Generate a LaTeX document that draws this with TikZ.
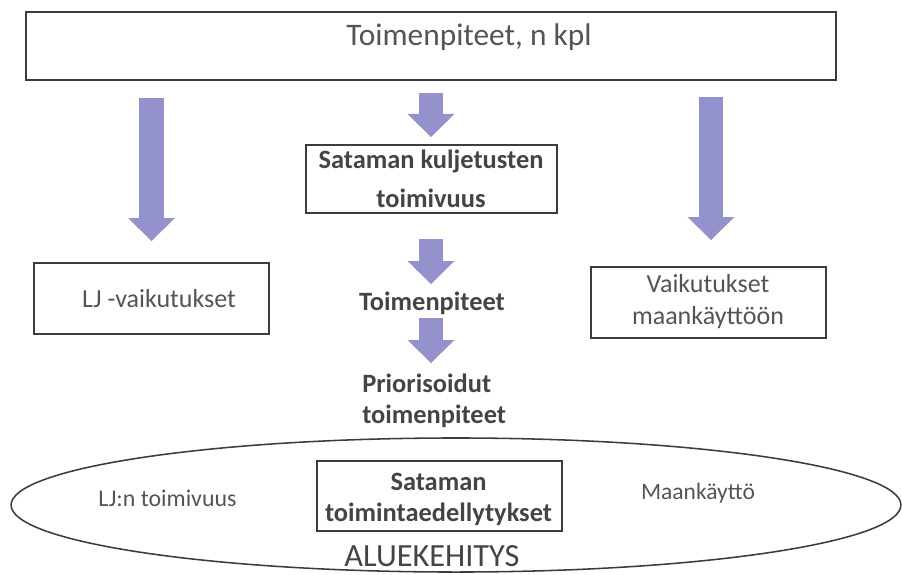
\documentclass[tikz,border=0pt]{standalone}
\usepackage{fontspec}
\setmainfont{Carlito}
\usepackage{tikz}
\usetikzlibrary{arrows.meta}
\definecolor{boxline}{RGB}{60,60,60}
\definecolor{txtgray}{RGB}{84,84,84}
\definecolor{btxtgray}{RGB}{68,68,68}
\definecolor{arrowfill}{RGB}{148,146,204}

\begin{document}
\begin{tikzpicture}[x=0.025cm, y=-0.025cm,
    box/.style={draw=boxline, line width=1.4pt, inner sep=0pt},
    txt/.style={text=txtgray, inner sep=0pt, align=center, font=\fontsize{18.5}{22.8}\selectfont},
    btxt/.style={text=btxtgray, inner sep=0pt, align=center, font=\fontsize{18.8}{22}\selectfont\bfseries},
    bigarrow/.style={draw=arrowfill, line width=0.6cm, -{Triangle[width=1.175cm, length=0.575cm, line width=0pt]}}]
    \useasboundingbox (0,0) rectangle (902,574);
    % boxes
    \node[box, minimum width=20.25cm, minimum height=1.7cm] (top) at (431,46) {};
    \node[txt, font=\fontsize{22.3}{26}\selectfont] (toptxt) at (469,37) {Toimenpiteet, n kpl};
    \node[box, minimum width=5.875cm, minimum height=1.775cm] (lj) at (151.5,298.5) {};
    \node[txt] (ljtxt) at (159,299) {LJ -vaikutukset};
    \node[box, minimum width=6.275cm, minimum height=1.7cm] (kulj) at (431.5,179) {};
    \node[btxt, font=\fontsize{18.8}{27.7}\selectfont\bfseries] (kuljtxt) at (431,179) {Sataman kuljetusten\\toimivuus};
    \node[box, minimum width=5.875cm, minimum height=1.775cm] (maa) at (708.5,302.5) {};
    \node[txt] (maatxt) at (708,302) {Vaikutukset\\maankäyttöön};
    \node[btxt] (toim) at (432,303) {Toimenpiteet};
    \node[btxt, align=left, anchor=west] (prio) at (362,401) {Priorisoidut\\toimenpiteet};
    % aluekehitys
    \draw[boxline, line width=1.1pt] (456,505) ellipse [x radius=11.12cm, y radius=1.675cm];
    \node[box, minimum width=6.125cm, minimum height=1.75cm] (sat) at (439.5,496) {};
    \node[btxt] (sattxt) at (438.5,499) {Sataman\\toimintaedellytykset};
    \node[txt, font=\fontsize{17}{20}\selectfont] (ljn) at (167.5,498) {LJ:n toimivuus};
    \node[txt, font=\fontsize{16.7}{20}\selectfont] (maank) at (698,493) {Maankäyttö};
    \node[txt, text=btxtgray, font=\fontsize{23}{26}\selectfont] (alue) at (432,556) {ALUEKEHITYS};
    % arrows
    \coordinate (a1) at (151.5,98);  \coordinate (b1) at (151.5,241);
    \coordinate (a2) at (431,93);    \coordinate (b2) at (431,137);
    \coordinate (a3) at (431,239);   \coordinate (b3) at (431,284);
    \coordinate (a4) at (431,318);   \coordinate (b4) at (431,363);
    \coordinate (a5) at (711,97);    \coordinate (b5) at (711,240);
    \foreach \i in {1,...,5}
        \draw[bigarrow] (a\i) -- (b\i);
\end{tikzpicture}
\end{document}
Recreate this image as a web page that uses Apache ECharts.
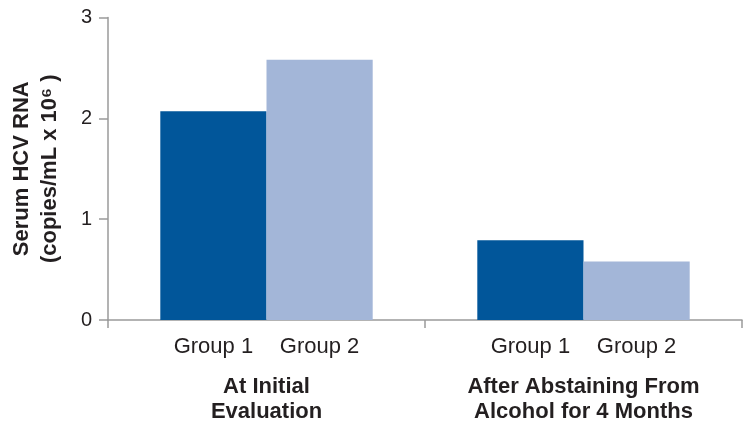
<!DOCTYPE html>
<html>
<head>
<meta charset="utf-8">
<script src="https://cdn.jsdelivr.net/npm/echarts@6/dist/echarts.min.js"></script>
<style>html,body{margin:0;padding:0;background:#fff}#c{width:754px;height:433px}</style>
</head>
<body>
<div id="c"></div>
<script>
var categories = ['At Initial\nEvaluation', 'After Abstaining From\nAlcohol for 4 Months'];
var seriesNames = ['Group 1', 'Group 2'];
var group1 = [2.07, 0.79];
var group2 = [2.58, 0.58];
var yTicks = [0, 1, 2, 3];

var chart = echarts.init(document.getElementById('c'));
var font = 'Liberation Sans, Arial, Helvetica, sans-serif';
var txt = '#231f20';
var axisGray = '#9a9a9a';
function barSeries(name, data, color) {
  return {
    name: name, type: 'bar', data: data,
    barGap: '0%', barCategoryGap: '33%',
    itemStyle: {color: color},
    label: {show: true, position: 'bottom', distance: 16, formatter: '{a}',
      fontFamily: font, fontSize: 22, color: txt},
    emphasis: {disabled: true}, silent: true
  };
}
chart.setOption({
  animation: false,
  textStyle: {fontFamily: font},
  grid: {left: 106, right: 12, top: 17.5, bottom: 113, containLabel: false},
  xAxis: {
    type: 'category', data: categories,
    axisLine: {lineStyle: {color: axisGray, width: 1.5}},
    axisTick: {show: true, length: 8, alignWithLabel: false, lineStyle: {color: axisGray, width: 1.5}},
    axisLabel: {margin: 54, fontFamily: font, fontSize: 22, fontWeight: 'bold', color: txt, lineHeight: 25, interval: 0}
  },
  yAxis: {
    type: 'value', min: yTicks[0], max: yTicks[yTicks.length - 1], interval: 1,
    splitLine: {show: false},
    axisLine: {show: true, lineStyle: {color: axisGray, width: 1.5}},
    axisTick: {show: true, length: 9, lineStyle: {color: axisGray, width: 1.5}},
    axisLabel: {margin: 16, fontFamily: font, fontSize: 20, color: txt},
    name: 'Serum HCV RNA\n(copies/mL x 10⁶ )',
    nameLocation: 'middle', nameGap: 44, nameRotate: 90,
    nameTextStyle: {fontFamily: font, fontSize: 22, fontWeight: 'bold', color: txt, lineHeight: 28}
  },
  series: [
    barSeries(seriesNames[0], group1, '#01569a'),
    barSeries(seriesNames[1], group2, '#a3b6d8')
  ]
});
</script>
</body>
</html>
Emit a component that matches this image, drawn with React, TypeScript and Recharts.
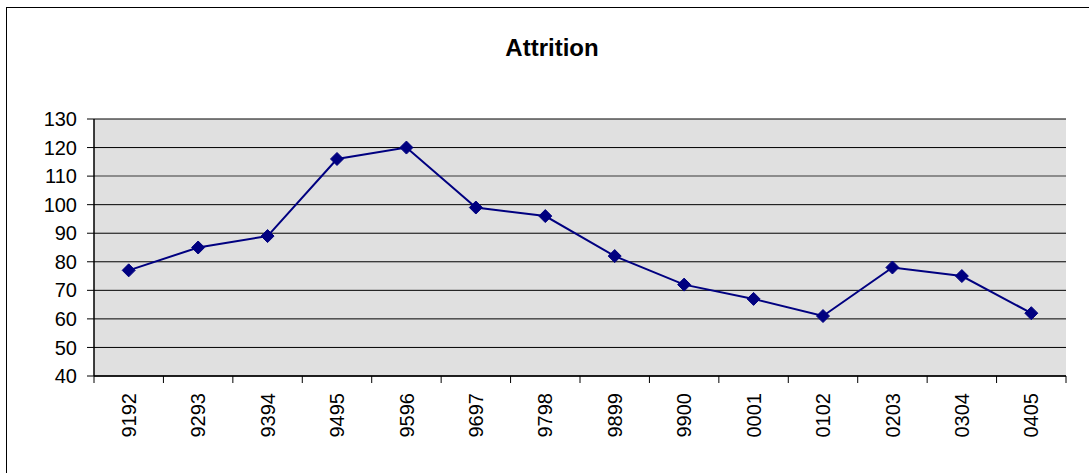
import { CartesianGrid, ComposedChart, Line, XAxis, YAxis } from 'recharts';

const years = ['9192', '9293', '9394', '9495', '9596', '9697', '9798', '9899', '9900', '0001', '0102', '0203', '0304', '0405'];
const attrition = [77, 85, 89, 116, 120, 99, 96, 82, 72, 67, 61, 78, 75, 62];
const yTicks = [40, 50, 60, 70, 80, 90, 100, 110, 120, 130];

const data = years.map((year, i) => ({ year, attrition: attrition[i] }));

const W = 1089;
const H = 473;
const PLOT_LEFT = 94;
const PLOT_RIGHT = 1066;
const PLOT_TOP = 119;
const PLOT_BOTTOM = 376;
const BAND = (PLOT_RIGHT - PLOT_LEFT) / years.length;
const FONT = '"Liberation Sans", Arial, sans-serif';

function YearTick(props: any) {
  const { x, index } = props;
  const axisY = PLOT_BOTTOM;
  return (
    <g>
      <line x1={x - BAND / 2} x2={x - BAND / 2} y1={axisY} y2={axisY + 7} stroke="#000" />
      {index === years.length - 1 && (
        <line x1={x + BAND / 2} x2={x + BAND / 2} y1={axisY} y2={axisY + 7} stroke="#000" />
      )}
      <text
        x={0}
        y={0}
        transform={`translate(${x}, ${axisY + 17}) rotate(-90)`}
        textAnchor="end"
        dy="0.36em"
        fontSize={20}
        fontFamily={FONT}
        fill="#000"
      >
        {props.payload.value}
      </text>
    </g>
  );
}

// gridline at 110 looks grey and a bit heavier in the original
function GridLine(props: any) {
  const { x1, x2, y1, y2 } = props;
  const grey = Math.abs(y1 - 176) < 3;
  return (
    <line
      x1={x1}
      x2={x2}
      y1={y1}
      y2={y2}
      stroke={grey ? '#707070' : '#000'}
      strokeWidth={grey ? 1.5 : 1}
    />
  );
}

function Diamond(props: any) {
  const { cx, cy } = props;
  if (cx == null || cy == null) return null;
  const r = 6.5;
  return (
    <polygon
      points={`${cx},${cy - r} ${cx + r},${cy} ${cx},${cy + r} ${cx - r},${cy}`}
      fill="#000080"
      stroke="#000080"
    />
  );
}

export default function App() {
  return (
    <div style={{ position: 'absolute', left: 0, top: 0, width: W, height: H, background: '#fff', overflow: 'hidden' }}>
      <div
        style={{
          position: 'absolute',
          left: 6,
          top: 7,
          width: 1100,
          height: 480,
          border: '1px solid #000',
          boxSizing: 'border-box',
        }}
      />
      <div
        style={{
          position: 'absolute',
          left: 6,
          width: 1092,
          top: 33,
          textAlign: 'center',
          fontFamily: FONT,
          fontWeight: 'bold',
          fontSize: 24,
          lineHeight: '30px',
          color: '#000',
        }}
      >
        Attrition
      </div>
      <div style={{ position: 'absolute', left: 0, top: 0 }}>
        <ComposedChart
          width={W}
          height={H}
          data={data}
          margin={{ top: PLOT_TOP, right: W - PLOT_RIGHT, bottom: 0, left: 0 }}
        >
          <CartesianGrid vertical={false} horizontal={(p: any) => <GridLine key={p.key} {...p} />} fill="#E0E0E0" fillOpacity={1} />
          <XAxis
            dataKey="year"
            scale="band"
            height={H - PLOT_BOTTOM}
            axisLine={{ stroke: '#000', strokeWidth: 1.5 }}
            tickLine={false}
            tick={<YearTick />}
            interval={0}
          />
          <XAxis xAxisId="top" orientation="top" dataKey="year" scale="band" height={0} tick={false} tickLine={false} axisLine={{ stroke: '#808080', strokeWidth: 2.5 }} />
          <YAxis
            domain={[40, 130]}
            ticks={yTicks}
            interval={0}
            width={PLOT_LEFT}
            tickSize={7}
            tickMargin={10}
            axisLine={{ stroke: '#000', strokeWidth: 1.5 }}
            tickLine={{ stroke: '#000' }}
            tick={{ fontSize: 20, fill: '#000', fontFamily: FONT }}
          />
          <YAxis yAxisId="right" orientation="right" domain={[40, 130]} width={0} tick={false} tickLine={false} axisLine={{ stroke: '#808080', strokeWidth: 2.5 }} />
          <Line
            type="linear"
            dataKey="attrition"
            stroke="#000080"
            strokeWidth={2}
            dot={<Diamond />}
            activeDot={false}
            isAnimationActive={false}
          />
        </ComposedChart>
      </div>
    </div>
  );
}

What is needed>
Repeat only the lines from the one holding "Recreate this image" to the one holding "var yTicks = [0, 1, 2, 3];", both ends included, and drop the images.

Exercise answer>
Recreate this image as a web page that uses Apache ECharts.
<!DOCTYPE html>
<html>
<head>
<meta charset="utf-8">
<script src="https://cdn.jsdelivr.net/npm/echarts@6/dist/echarts.min.js"></script>
<style>html,body{margin:0;padding:0;background:#fff}#c{width:754px;height:433px}</style>
</head>
<body>
<div id="c"></div>
<script>
var categories = ['At Initial\nEvaluation', 'After Abstaining From\nAlcohol for 4 Months'];
var seriesNames = ['Group 1', 'Group 2'];
var group1 = [2.07, 0.79];
var group2 = [2.58, 0.58];
var yTicks = [0, 1, 2, 3];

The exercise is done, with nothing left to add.